GrainBrain

Overview

GrainBrain is a chatbot project designed to provide answers based on scientific articles. It uses a mix of advanced NLP techniques and AI models to process, understand, and retrieve information from a variety of text documents. The project uses several technologies, including Streamlit for the user interface, gpt4all for language model, the LangChain framework for text processing, and FAISS for vector storage.

Getting Started

  1. Clone the repository:

    git clone https://github.com/nikogamulin/grain-brain

  2. Download model files: The model files can be downloaded from the provided link. After downloading, place the model files into the models folder in your local clone of the repository.

  3. Install Dependencies: Install all the required dependencies for the project. It is recommended to create a virtual environment first.

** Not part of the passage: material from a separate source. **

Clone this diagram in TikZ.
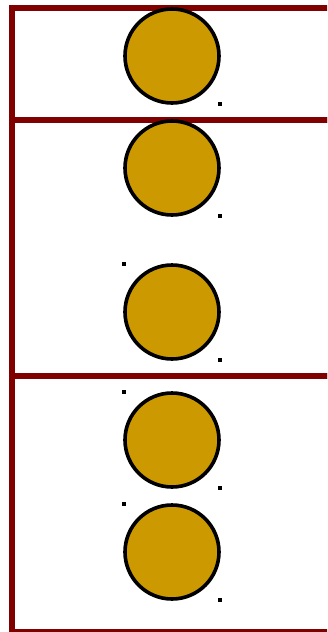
\documentclass[tikz,border=0pt]{standalone}
\usetikzlibrary{calc}
\definecolor{cframe}{RGB}{128,0,0}
\definecolor{cball}{RGB}{204,153,0}
\tikzset{
  frame/.style={draw=cframe,line width=5.4pt},
  ball/.style={circle,fill=cball,draw=black,line width=3.6pt,
    minimum size=94pt,inner sep=0pt},
  tick/.style={rectangle,fill=black,draw=none,minimum size=4.6pt,inner sep=0pt}
}
\begin{document}
\begin{tikzpicture}[x=1pt,y=-1pt]
  \useasboundingbox (0,0) rectangle (327,632);
  \clip (0,0) rectangle (327,632);
  % three stacked frames, open to the right edge
  \draw[frame] (12,8) rectangle (345,120);
  \draw[frame] (12,120) rectangle (345,376);
  \draw[frame] (12,376) rectangle (345,631.5);
  % balls
  \node[ball] (b1) at (172,56) {};
  \node[ball] (b2) at (172,168) {};
  \node[ball] (b3) at (172,312) {};
  \node[ball] (b4) at (172,440) {};
  \node[ball] (b5) at (172,552) {};
  % corner marks
  \node[tick] (t1) at ($(b1.center)+(48,48)$) {};
  \node[tick] (t2) at ($(b2.center)+(48,48)$) {};
  \node[tick] (t3) at ($(b3.center)+(-48,-48)$) {};
  \node[tick] (t4) at ($(b3.center)+(48,48)$) {};
  \node[tick] (t5) at ($(b4.center)+(-48,-48)$) {};
  \node[tick] (t6) at ($(b4.center)+(48,48)$) {};
  \node[tick] (t7) at ($(b5.center)+(-48,-48)$) {};
  \node[tick] (t8) at ($(b5.center)+(48,48)$) {};
\end{tikzpicture}
\end{document}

    python -m venv env source env/bin/activate # On Windows use `env\Scripts\activate` pip install -r requirements.txt

Usage

  1. Add your data: Put your PDF documents (articles or other body of knowledge) into the data/raw/articles folder.

  2. Parse the articles: Run articles_pdf_parser.py to transform the articles into .txt files.

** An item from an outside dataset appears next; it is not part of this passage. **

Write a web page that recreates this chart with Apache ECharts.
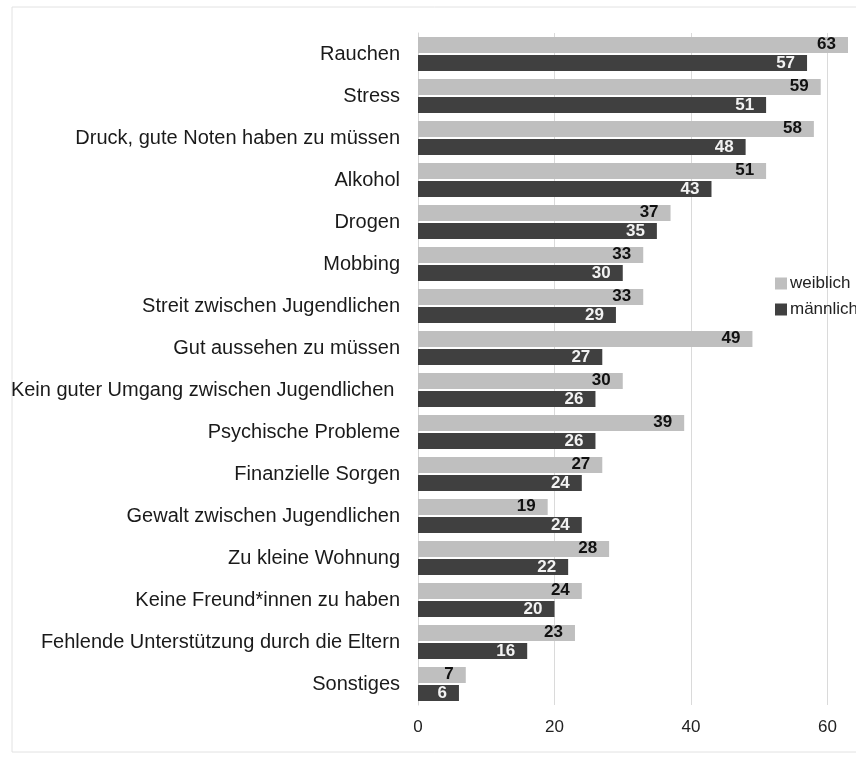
<!DOCTYPE html>
<html>
<head>
<meta charset="utf-8">
<script src="https://cdn.jsdelivr.net/npm/echarts@6/dist/echarts.min.js"></script>
<style>
  html, body { margin: 0; padding: 0; background: #fff; }
  #chart { width: 856px; height: 759px; }
</style>
</head>
<body>
<div id="chart"></div>
<script>
// Kategorien von oben nach unten
var categories = [
  'Rauchen',
  'Stress',
  'Druck, gute Noten haben zu müssen',
  'Alkohol',
  'Drogen',
  'Mobbing',
  'Streit zwischen Jugendlichen',
  'Gut aussehen zu müssen',
  'Kein guter Umgang zwischen Jugendlichen ',
  'Psychische Probleme',
  'Finanzielle Sorgen',
  'Gewalt zwischen Jugendlichen',
  'Zu kleine Wohnung',
  'Keine Freund*innen zu haben',
  'Fehlende Unterstützung durch die Eltern',
  'Sonstiges'
];
var weiblich = [63, 59, 58, 51, 37, 33, 33, 49, 30, 39, 27, 19, 28, 24, 23, 7];
var maennlich = [57, 51, 48, 43, 35, 30, 29, 27, 26, 26, 24, 24, 22, 20, 16, 6];
var xTicks = [0, 20, 40, 60];

var font = '"Liberation Sans", Arial, sans-serif';

var myChart = echarts.init(document.getElementById('chart'));
var opt = {
  animation: false,
  textStyle: { fontFamily: font },
  graphic: [
    {
      type: 'rect',
      shape: { x: 12, y: 7, width: 900, height: 745 },
      style: { fill: 'none', stroke: '#e2e2e2', lineWidth: 1 },
      silent: true
    }
  ],
  legend: {
    orient: 'vertical',
    left: 775,
    top: 275,
    padding: 0,
    itemWidth: 12,
    itemHeight: 12,
    itemGap: 9,
    icon: 'rect',
    textStyle: { fontSize: 17, color: '#222', fontFamily: font, padding: [0, 0, 0, -2] },
    data: ['weiblich', 'männlich']
  },
  grid: {
    left: 418,
    right: 8,
    top: 33,
    bottom: 54,
    containLabel: false
  },
  xAxis: {
    type: 'value',
    min: 0,
    max: 63,
    interval: 20,
    axisLine: { show: false },
    axisTick: { show: false },
    splitLine: {
      show: true,
      showMaxLine: false,
      lineStyle: { color: '#dadada', width: 1 }
    },
    axisLabel: {
      margin: 14,
      fontSize: 17,
      color: '#222',
      fontFamily: font,
      showMaxLabel: false,
      formatter: function (value) {
        return xTicks.indexOf(value) >= 0 ? String(value) : '';
      }
    }
  },
  yAxis: {
    type: 'category',
    inverse: true,
    data: categories,
    axisTick: { show: false },
    axisLine: { show: true, lineStyle: { color: '#d5d5d5', width: 1 } },
    axisLabel: {
      margin: 18,
      fontSize: 20,
      color: '#1a1a1a',
      fontFamily: font
    }
  },
  series: [
    {
      name: 'weiblich',
      type: 'bar',
      data: weiblich,
      barWidth: 16,
      barGap: '12%',
      itemStyle: { color: '#bfbfbf' },
      label: {
        show: true,
        position: 'insideRight',
        offset: [0, -1],
        distance: 12,
        color: '#111',
        fontWeight: 'bold',
        fontSize: 17,
        fontFamily: font
      }
    },
    {
      name: 'männlich',
      type: 'bar',
      data: maennlich,
      barWidth: 16,
      itemStyle: { color: '#404040' },
      label: {
        show: true,
        position: 'insideRight',
        distance: 12,
        color: '#f2f2f2',
        fontWeight: 'bold',
        fontSize: 17,
        fontFamily: font
      }
    }
  ]
};
myChart.setOption(opt);
</script>
</body>
</html>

    python articles_pdf_parser.py

    This will create text files from your PDFs and store them in data/raw/articles_txt.

  3. Build FAISS vector store: After generating text files, run faiss_vectorstore_builder.py to create the index.

    python faiss_vectorstore_builder.py

  4. Run the application: After the index has been built, run the Streamlit application.

    streamlit run app.py

Notes

Please note that index files are not included due to article sharing restrictions.

Contributing

If you would like to contribute, please fork the repository and use a feature branch. Pull requests are warmly welcome.

Links

Licensing

The code in this project is licensed under MIT license.